Contributor

Robert Kubey

Professor of Journalism and Media Studies, Rutgers University

Robert Kubey is professor of Journalism and Media Studies. His publications have focused on the psychological experience of media and the state of media literacy education in the United States and worldwide. Dr. Kubey has been an Annenberg Scholar at the University of Pennsylvania, and a National Institute of Mental Health Research Fellow. He received his doctorate from the Committee on Human Development, Department of Behavioral Sciences at the University of Chicago in 1984. Dr. Kubey has published over 50 journals articles and book chapters. His latest book is Creating Television: Conversations with the People Behind 50 Years of American TV. Other books include Media Literacy in the Information Age and Television and the Quality of Life: How Viewing Shapes Everyday Experience (co-authored with Mihaly Csikszentmihalyi).

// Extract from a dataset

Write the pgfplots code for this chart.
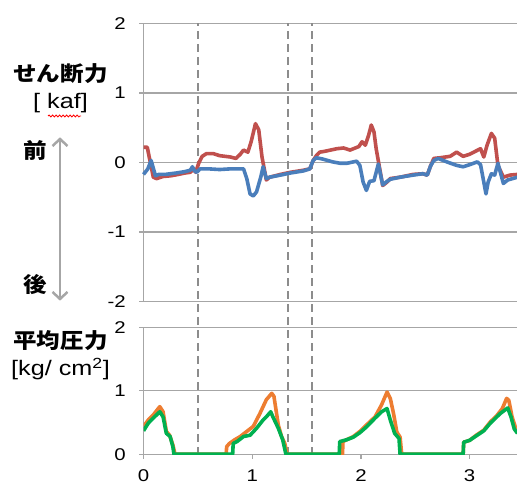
\documentclass[border=0pt]{standalone}
\usepackage{fontspec}
\setmainfont[FakeStretch=1.2]{Liberation Sans}
\newfontfamily\jp[FakeStretch=1.12]{Noto Sans CJK JP}
\usepackage{pgfplots}
\pgfplotsset{compat=1.18}
\usetikzlibrary{arrows.meta,decorations.pathmorphing}
\definecolor{cred}{HTML}{C0504D}
\definecolor{cblue}{HTML}{4A7EBB}
\definecolor{corange}{HTML}{ED7D31}
\definecolor{cgreen}{HTML}{00B050}
\definecolor{cgrid}{HTML}{A6A6A6}
\definecolor{cdash}{HTML}{8C8C8C}
\begin{document}
\begin{tikzpicture}[x=1pt,y=1pt]
\useasboundingbox (0,0) rectangle (517,486);
\pgfplotsset{every axis/.append style={scale only axis, xmin=0, xmax=3.44,
  axis y line*=left, axis line style={draw=cgrid, line width=1.3pt, -},
  ymajorgrids, grid style={draw=cgrid, line width=1.3pt},
  tick style={draw=cgrid, line width=1.3pt}, tick align=outside, major tick length=4.5pt,
  /pgf/number format/assume math mode=true,
  ticklabel style={font=\fontsize{17}{17}\selectfont},
  yticklabel style={inner sep=0pt, xshift=-13pt},
  xticklabel style={inner sep=0pt, yshift=-11pt}}}
% ---------------- upper axis: shear force
\begin{axis}[at={(143.5pt,184.3pt)}, anchor=south west, width=374pt, height=278.2pt,
  ymin=-2, ymax=2, ytick={-2,-1,0,1,2}, axis x line=none, clip=false]
\addplot[cdash, line width=2.2pt, dash pattern=on 8pt off 5pt] coordinates {(0.504,-4.201) (0.504,2)};
\addplot[cdash, line width=2.2pt, dash pattern=on 8pt off 5pt] coordinates {(1.326,-4.201) (1.326,2)};
\addplot[cdash, line width=2.2pt, dash pattern=on 8pt off 5pt] coordinates {(1.547,-4.201) (1.547,2)};
\addplot[cred, line width=3.6pt, line join=round] coordinates {
(0,0.22) (0.035,0.22) (0.05,0.10) (0.07,-0.05) (0.09,-0.21) (0.12,-0.23) (0.18,-0.20) (0.25,-0.19)
(0.32,-0.17) (0.38,-0.15) (0.43,-0.14) (0.46,-0.09) (0.48,-0.14) (0.51,0.0) (0.54,0.09) (0.58,0.13)
(0.64,0.13) (0.70,0.10) (0.80,0.08) (0.85,0.06) (0.89,0.12) (0.92,0.18) (0.96,0.15) (0.99,0.30)
(1.03,0.56) (1.06,0.47) (1.09,0.08) (1.13,-0.25) (1.16,-0.21) (1.26,-0.17) (1.35,-0.14) (1.47,-0.11)
(1.53,-0.09) (1.56,0.03) (1.59,0.10) (1.62,0.15) (1.66,0.16) (1.72,0.18) (1.78,0.20) (1.84,0.21)
(1.90,0.18) (1.98,0.23) (2.01,0.30) (2.04,0.25) (2.07,0.39) (2.095,0.54) (2.12,0.44) (2.14,0.20)
(2.165,-0.02) (2.20,-0.33) (2.24,-0.28) (2.27,-0.23) (2.36,-0.21) (2.48,-0.17) (2.57,-0.16) (2.61,-0.18)
(2.64,-0.05) (2.67,0.06) (2.73,0.07) (2.82,0.09) (2.88,0.15) (2.94,0.09) (3.00,0.12) (3.10,0.20)
(3.13,0.08) (3.16,0.25) (3.20,0.42) (3.23,0.35) (3.26,-0.04) (3.31,-0.21) (3.37,-0.18) (3.44,-0.17)};
\addplot[cblue, line width=3.6pt, line join=round] coordinates {
(0,-0.17) (0.04,-0.09) (0.07,0.03) (0.09,-0.08) (0.11,-0.19) (0.14,-0.17) (0.2,-0.17) (0.3,-0.15)
(0.38,-0.13) (0.43,-0.11) (0.45,-0.06) (0.47,-0.12) (0.49,-0.14) (0.52,-0.09) (0.6,-0.09) (0.7,-0.10)
(0.8,-0.09) (0.92,-0.09) (0.95,-0.23) (0.98,-0.45) (1.01,-0.48) (1.04,-0.42) (1.08,-0.20) (1.10,-0.06)
(1.13,-0.23) (1.16,-0.21) (1.26,-0.18) (1.35,-0.15) (1.47,-0.12) (1.53,-0.09) (1.56,0.03) (1.59,0.07)
(1.65,0.05) (1.74,0.01) (1.81,-0.01) (1.87,-0.01) (1.96,0.02) (1.99,-0.04) (2.02,-0.28) (2.05,-0.40)
(2.08,-0.27) (2.12,-0.26) (2.16,-0.02) (2.20,-0.32) (2.24,-0.27) (2.27,-0.24) (2.36,-0.21) (2.48,-0.18)
(2.57,-0.16) (2.61,-0.18) (2.64,-0.05) (2.67,0.03) (2.71,0.06) (2.79,0.01) (2.88,-0.04) (2.94,-0.06)
(3.00,-0.03) (3.07,0.01) (3.10,-0.03) (3.13,-0.28) (3.15,-0.45) (3.17,-0.28) (3.20,-0.16) (3.23,-0.18)
(3.26,-0.01) (3.31,-0.30) (3.35,-0.25) (3.44,-0.21)};
\end{axis}
% ---------------- lower axis: mean pressure
\begin{axis}[at={(143.5pt,31.7pt)}, anchor=south west, width=374pt, height=127pt,
  ymin=0, ymax=2, ytick={0,1,2}, axis x line*=bottom, xtick={0,1,2,3}]
\addplot[corange, line width=3.6pt, line join=round] coordinates {
(0,0.44) (0.044,0.54) (0.09,0.62) (0.14,0.73) (0.15,0.75) (0.18,0.67) (0.21,0.36) (0.24,0.30)
(0.27,0.15) (0.29,0) (0.76,0) (0.765,0.12) (0.79,0.17) (0.84,0.23) (0.89,0.28) (0.95,0.36)
(1.01,0.44) (1.07,0.64) (1.13,0.86) (1.18,0.96) (1.20,0.91) (1.24,0.46) (1.27,0.28) (1.30,0.17)
(1.32,0) (1.83,0) (1.835,0.2) (1.87,0.23) (1.93,0.28) (1.99,0.36) (2.05,0.46) (2.13,0.59)
(2.19,0.78) (2.24,0.98) (2.27,0.88) (2.30,0.64) (2.33,0.35) (2.36,0.27) (2.375,0) (2.94,0)
(2.945,0.19) (3.00,0.22) (3.06,0.30) (3.13,0.38) (3.19,0.51) (3.25,0.61) (3.30,0.72) (3.34,0.88)
(3.36,0.85) (3.39,0.59) (3.42,0.43) (3.44,0.35)};
\addplot[cgreen, line width=3.6pt, line join=round] coordinates {
(0,0.37) (0.044,0.49) (0.09,0.57) (0.15,0.67) (0.18,0.59) (0.21,0.33) (0.245,0.28) (0.27,0.12)
(0.28,0) (0.82,0) (0.825,0.17) (0.86,0.2) (0.92,0.28) (0.98,0.30) (1.04,0.41) (1.10,0.54)
(1.13,0.59) (1.17,0.67) (1.19,0.59) (1.24,0.41) (1.28,0.23) (1.31,0) (1.80,0) (1.805,0.2)
(1.87,0.23) (1.93,0.27) (1.99,0.34) (2.05,0.43) (2.13,0.57) (2.19,0.67) (2.24,0.72) (2.27,0.54)
(2.31,0.33) (2.35,0.25) (2.36,0) (2.94,0) (2.945,0.19) (3.00,0.22) (3.06,0.29) (3.13,0.37)
(3.19,0.49) (3.28,0.64) (3.35,0.73) (3.38,0.59) (3.41,0.40) (3.44,0.33)};
\end{axis}
% ---------------- left labels
\node[font=\jp\bfseries\fontsize{21}{21}\selectfont] at (60.5,412) {せん断力};
\node[font=\fontsize{21}{21}\selectfont] at (60.5,383) {[ kaf]};
\draw[red, line width=0.8pt, decorate, decoration={snake, amplitude=1pt, segment length=3.5pt}] (48,370) -- (81,370);
\node[font=\jp\bfseries\fontsize{21}{21}\selectfont] at (35.5,336) {前};
\node[font=\jp\bfseries\fontsize{21}{21}\selectfont] at (35,201) {後};
\draw[draw=cgrid, line width=2.5pt, {Straight Barb[length=7pt,width=15pt]}-{Straight Barb[length=7pt,width=15pt]}] (60,348.7) -- (60,185.3);
\node[font=\jp\bfseries\fontsize{21}{21}\selectfont] at (60.5,145) {平均圧力};
\node[font=\fontsize{21}{21}\selectfont] at (60.5,117) {[kg/ cm\textsuperscript{2}]};
\end{tikzpicture}
\end{document}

Dr. Kubey also co-edits a series of research volumes on media literacy for Lawrence Erlbaum Associates. In addition to his scholarly writing, Dr. Kubey has written articles for Scientific American, the New York Times, and Newsweek. Prof. Kubey is especially interested in media and politics and regularly teaches courses on that subject, as well as a film analysis course on the image of journalism in American film. Professor Kubey has spoken before, or served as a consultant to, many groups including The Discovery Channel, British Film Institute, U.S. Senate Committee on the Judiciary, Banff International Television Festival, Getty Center for Arts Education, and Nickelodeon and MTV Networks.